▶ [SET TASK] Transcribe all of the material below word for word and leave out its pictures.

══ DATA EXCERPTS ══

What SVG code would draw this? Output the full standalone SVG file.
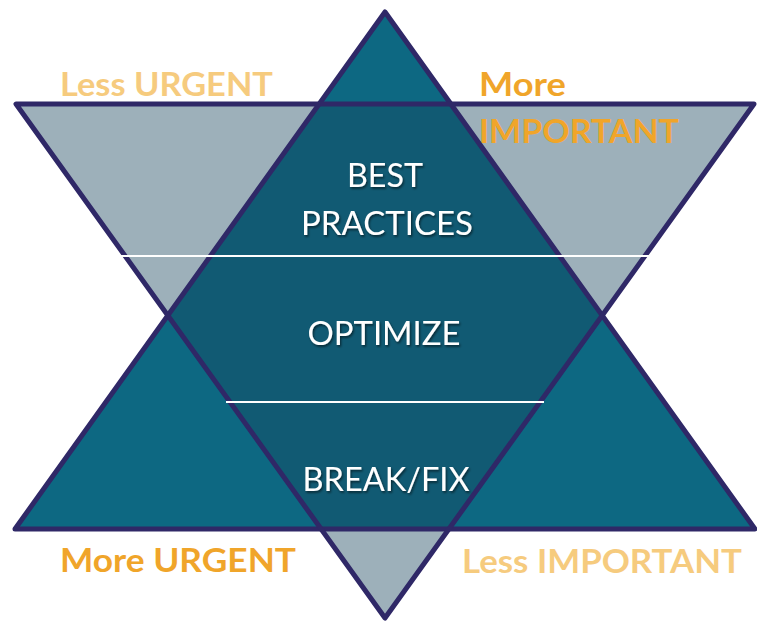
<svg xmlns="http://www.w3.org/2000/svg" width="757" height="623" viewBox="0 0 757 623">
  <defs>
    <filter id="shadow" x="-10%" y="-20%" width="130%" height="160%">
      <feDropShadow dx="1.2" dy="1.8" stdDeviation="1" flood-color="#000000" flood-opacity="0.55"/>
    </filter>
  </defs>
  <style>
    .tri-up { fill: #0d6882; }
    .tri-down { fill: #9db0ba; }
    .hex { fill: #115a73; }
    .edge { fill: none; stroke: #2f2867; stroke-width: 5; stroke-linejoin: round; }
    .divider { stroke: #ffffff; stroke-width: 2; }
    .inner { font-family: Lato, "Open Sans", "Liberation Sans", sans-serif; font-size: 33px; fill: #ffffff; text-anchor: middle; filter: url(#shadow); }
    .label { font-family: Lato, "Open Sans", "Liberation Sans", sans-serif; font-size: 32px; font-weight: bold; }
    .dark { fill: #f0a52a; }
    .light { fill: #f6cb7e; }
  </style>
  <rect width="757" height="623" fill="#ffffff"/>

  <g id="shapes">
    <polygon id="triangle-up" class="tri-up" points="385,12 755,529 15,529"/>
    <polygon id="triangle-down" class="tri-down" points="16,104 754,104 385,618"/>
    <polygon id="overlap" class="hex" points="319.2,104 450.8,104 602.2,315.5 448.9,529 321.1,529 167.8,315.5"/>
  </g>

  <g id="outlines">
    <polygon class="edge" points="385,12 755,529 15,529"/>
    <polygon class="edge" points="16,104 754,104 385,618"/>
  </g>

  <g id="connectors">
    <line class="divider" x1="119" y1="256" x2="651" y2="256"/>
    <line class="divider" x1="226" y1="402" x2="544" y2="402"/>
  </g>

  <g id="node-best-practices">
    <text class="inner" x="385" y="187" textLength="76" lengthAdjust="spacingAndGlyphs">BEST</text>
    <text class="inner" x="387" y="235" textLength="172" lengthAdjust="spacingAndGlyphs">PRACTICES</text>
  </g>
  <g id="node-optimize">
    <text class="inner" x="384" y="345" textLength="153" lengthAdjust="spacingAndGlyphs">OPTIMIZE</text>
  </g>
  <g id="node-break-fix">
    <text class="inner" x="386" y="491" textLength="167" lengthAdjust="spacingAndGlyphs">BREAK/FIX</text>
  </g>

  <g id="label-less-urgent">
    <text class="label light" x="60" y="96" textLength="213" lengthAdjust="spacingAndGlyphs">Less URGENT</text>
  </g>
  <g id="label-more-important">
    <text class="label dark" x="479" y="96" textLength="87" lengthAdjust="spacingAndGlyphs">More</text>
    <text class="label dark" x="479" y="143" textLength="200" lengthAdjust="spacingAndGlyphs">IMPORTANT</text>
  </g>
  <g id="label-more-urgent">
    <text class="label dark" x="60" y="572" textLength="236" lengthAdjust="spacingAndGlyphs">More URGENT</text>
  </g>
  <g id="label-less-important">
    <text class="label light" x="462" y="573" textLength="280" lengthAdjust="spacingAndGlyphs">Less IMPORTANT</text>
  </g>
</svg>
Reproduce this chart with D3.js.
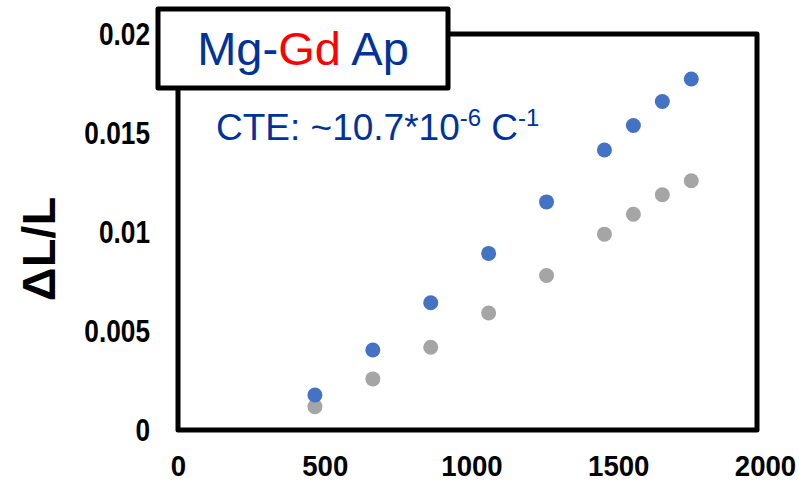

═══

▶ [FULL OUTPUT]
What SVG code would draw this? Output the full standalone SVG file.
<svg xmlns="http://www.w3.org/2000/svg" width="757" height="623" viewBox="0 0 757 623">
  <defs>
    <filter id="shadow" x="-10%" y="-20%" width="130%" height="160%">
      <feDropShadow dx="1.2" dy="1.8" stdDeviation="1" flood-color="#000000" flood-opacity="0.55"/>
    </filter>
  </defs>
  <style>
    .tri-up { fill: #0d6882; }
    .tri-down { fill: #9db0ba; }
    .hex { fill: #115a73; }
    .edge { fill: none; stroke: #2f2867; stroke-width: 5; stroke-linejoin: round; }
    .divider { stroke: #ffffff; stroke-width: 2; }
    .inner { font-family: Lato, "Open Sans", "Liberation Sans", sans-serif; font-size: 33px; fill: #ffffff; text-anchor: middle; filter: url(#shadow); }
    .label { font-family: Lato, "Open Sans", "Liberation Sans", sans-serif; font-size: 32px; font-weight: bold; }
    .dark { fill: #f0a52a; }
    .light { fill: #f6cb7e; }
  </style>
  <rect width="757" height="623" fill="#ffffff"/>

  <g id="shapes">
    <polygon id="triangle-up" class="tri-up" points="385,12 755,529 15,529"/>
    <polygon id="triangle-down" class="tri-down" points="16,104 754,104 385,618"/>
    <polygon id="overlap" class="hex" points="319.2,104 450.8,104 602.2,315.5 448.9,529 321.1,529 167.8,315.5"/>
  </g>

  <g id="outlines">
    <polygon class="edge" points="385,12 755,529 15,529"/>
    <polygon class="edge" points="16,104 754,104 385,618"/>
  </g>

  <g id="connectors">
    <line class="divider" x1="119" y1="256" x2="651" y2="256"/>
    <line class="divider" x1="226" y1="402" x2="544" y2="402"/>
  </g>

  <g id="node-best-practices">
    <text class="inner" x="385" y="187" textLength="76" lengthAdjust="spacingAndGlyphs">BEST</text>
    <text class="inner" x="387" y="235" textLength="172" lengthAdjust="spacingAndGlyphs">PRACTICES</text>
  </g>
  <g id="node-optimize">
    <text class="inner" x="384" y="345" textLength="153" lengthAdjust="spacingAndGlyphs">OPTIMIZE</text>
  </g>
  <g id="node-break-fix">
    <text class="inner" x="386" y="491" textLength="167" lengthAdjust="spacingAndGlyphs">BREAK/FIX</text>
  </g>

  <g id="label-less-urgent">
    <text class="label light" x="60" y="96" textLength="213" lengthAdjust="spacingAndGlyphs">Less URGENT</text>
  </g>
  <g id="label-more-important">
    <text class="label dark" x="479" y="96" textLength="87" lengthAdjust="spacingAndGlyphs">More</text>
    <text class="label dark" x="479" y="143" textLength="200" lengthAdjust="spacingAndGlyphs">IMPORTANT</text>
  </g>
  <g id="label-more-urgent">
    <text class="label dark" x="60" y="572" textLength="236" lengthAdjust="spacingAndGlyphs">More URGENT</text>
  </g>
  <g id="label-less-important">
    <text class="label light" x="462" y="573" textLength="280" lengthAdjust="spacingAndGlyphs">Less IMPORTANT</text>
  </g>
</svg>
Reproduce this chart with D3.js.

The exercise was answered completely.